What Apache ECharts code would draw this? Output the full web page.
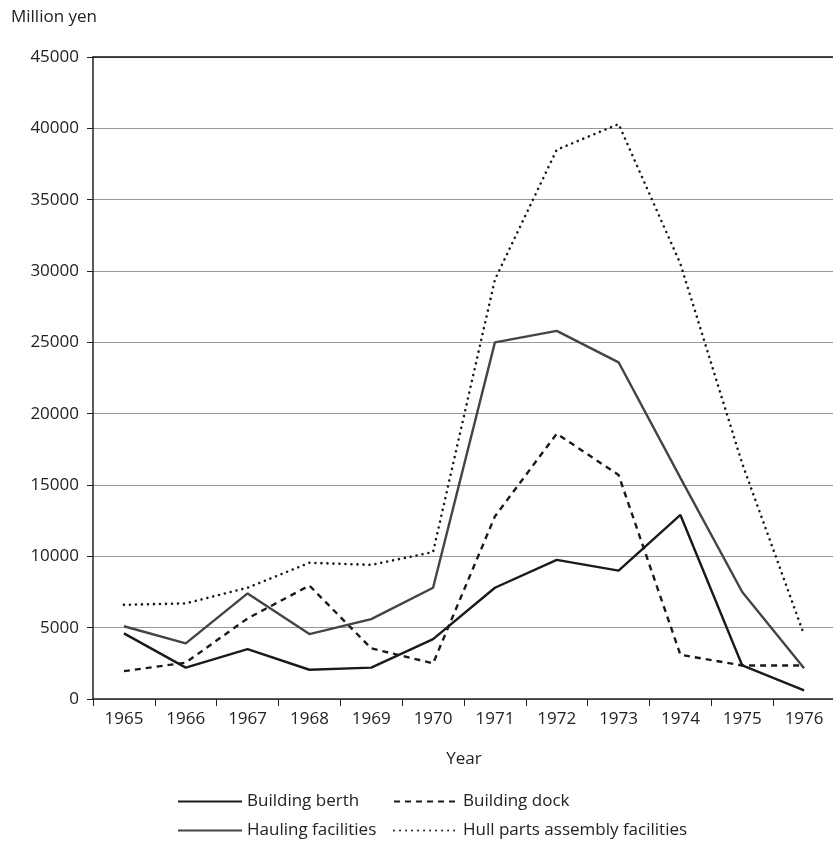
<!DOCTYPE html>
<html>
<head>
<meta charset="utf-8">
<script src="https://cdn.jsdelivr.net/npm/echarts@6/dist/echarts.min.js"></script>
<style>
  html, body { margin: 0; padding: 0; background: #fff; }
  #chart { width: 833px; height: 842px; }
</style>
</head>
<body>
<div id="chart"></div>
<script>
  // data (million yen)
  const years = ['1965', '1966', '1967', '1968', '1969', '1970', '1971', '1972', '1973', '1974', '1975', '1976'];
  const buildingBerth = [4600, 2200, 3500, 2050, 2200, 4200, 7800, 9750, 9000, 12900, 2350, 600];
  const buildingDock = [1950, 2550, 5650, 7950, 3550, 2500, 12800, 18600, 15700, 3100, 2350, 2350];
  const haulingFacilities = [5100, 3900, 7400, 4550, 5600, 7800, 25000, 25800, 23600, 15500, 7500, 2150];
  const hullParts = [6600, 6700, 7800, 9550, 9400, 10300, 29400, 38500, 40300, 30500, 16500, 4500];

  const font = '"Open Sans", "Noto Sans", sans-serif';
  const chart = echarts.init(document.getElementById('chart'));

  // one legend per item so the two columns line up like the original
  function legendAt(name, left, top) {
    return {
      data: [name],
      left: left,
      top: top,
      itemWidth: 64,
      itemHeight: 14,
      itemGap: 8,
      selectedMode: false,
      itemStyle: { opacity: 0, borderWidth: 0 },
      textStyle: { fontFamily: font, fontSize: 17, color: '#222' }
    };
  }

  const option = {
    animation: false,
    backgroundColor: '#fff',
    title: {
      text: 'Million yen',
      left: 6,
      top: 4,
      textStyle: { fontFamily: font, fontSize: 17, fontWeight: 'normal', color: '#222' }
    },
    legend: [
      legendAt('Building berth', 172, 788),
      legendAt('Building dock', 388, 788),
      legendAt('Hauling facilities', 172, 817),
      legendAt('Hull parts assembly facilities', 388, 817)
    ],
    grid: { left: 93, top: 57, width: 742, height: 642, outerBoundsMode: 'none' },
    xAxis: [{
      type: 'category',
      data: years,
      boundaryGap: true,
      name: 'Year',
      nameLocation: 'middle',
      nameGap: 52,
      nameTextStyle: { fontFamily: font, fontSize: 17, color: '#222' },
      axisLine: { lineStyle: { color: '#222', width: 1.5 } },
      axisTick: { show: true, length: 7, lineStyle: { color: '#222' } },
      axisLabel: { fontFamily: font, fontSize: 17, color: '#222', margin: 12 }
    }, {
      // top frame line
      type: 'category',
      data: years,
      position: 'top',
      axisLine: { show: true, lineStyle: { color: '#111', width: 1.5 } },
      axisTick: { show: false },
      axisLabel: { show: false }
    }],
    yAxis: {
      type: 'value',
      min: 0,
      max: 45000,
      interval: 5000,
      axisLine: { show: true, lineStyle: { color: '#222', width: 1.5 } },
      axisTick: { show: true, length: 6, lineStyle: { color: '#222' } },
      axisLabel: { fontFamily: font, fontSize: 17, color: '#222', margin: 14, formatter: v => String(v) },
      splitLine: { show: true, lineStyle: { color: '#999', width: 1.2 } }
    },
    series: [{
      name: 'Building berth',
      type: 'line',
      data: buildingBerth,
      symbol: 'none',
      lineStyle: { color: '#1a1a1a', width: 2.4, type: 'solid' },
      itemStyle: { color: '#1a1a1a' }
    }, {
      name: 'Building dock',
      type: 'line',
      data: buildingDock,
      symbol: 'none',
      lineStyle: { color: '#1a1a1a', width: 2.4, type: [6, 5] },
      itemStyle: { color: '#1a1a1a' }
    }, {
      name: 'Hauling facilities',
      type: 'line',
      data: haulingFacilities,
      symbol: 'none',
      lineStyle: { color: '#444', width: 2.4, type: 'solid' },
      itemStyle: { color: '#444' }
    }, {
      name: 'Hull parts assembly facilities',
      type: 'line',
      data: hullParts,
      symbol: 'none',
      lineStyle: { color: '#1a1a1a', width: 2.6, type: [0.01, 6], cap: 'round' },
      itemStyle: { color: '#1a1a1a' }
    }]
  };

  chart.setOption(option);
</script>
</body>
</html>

Exercise:
Images in the data above are to be skipped. Retype all other material exactly.

Completed exercise:
What Apache ECharts code would draw this? Output the full web page.
<!DOCTYPE html>
<html>
<head>
<meta charset="utf-8">
<script src="https://cdn.jsdelivr.net/npm/echarts@6/dist/echarts.min.js"></script>
<style>
  html, body { margin: 0; padding: 0; background: #fff; }
  #chart { width: 833px; height: 842px; }
</style>
</head>
<body>
<div id="chart"></div>
<script>
  // data (million yen)
  const years = ['1965', '1966', '1967', '1968', '1969', '1970', '1971', '1972', '1973', '1974', '1975', '1976'];
  const buildingBerth = [4600, 2200, 3500, 2050, 2200, 4200, 7800, 9750, 9000, 12900, 2350, 600];
  const buildingDock = [1950, 2550, 5650, 7950, 3550, 2500, 12800, 18600, 15700, 3100, 2350, 2350];
  const haulingFacilities = [5100, 3900, 7400, 4550, 5600, 7800, 25000, 25800, 23600, 15500, 7500, 2150];
  const hullParts = [6600, 6700, 7800, 9550, 9400, 10300, 29400, 38500, 40300, 30500, 16500, 4500];

  const font = '"Open Sans", "Noto Sans", sans-serif';
  const chart = echarts.init(document.getElementById('chart'));

  // one legend per item so the two columns line up like the original
  function legendAt(name, left, top) {
    return {
      data: [name],
      left: left,
      top: top,
      itemWidth: 64,
      itemHeight: 14,
      itemGap: 8,
      selectedMode: false,
      itemStyle: { opacity: 0, borderWidth: 0 },
      textStyle: { fontFamily: font, fontSize: 17, color: '#222' }
    };
  }

  const option = {
    animation: false,
    backgroundColor: '#fff',
    title: {
      text: 'Million yen',
      left: 6,
      top: 4,
      textStyle: { fontFamily: font, fontSize: 17, fontWeight: 'normal', color: '#222' }
    },
    legend: [
      legendAt('Building berth', 172, 788),
      legendAt('Building dock', 388, 788),
      legendAt('Hauling facilities', 172, 817),
      legendAt('Hull parts assembly facilities', 388, 817)
    ],
    grid: { left: 93, top: 57, width: 742, height: 642, outerBoundsMode: 'none' },
    xAxis: [{
      type: 'category',
      data: years,
      boundaryGap: true,
      name: 'Year',
      nameLocation: 'middle',
      nameGap: 52,
      nameTextStyle: { fontFamily: font, fontSize: 17, color: '#222' },
      axisLine: { lineStyle: { color: '#222', width: 1.5 } },
      axisTick: { show: true, length: 7, lineStyle: { color: '#222' } },
      axisLabel: { fontFamily: font, fontSize: 17, color: '#222', margin: 12 }
    }, {
      // top frame line
      type: 'category',
      data: years,
      position: 'top',
      axisLine: { show: true, lineStyle: { color: '#111', width: 1.5 } },
      axisTick: { show: false },
      axisLabel: { show: false }
    }],
    yAxis: {
      type: 'value',
      min: 0,
      max: 45000,
      interval: 5000,
      axisLine: { show: true, lineStyle: { color: '#222', width: 1.5 } },
      axisTick: { show: true, length: 6, lineStyle: { color: '#222' } },
      axisLabel: { fontFamily: font, fontSize: 17, color: '#222', margin: 14, formatter: v => String(v) },
      splitLine: { show: true, lineStyle: { color: '#999', width: 1.2 } }
    },
    series: [{
      name: 'Building berth',
      type: 'line',
      data: buildingBerth,
      symbol: 'none',
      lineStyle: { color: '#1a1a1a', width: 2.4, type: 'solid' },
      itemStyle: { color: '#1a1a1a' }
    }, {
      name: 'Building dock',
      type: 'line',
      data: buildingDock,
      symbol: 'none',
      lineStyle: { color: '#1a1a1a', width: 2.4, type: [6, 5] },
      itemStyle: { color: '#1a1a1a' }
    }, {
      name: 'Hauling facilities',
      type: 'line',
      data: haulingFacilities,
      symbol: 'none',
      lineStyle: { color: '#444', width: 2.4, type: 'solid' },
      itemStyle: { color: '#444' }
    }, {
      name: 'Hull parts assembly facilities',
      type: 'line',
      data: hullParts,
      symbol: 'none',
      lineStyle: { color: '#1a1a1a', width: 2.6, type: [0.01, 6], cap: 'round' },
      itemStyle: { color: '#1a1a1a' }
    }]
  };

  chart.setOption(option);
</script>
</body>
</html>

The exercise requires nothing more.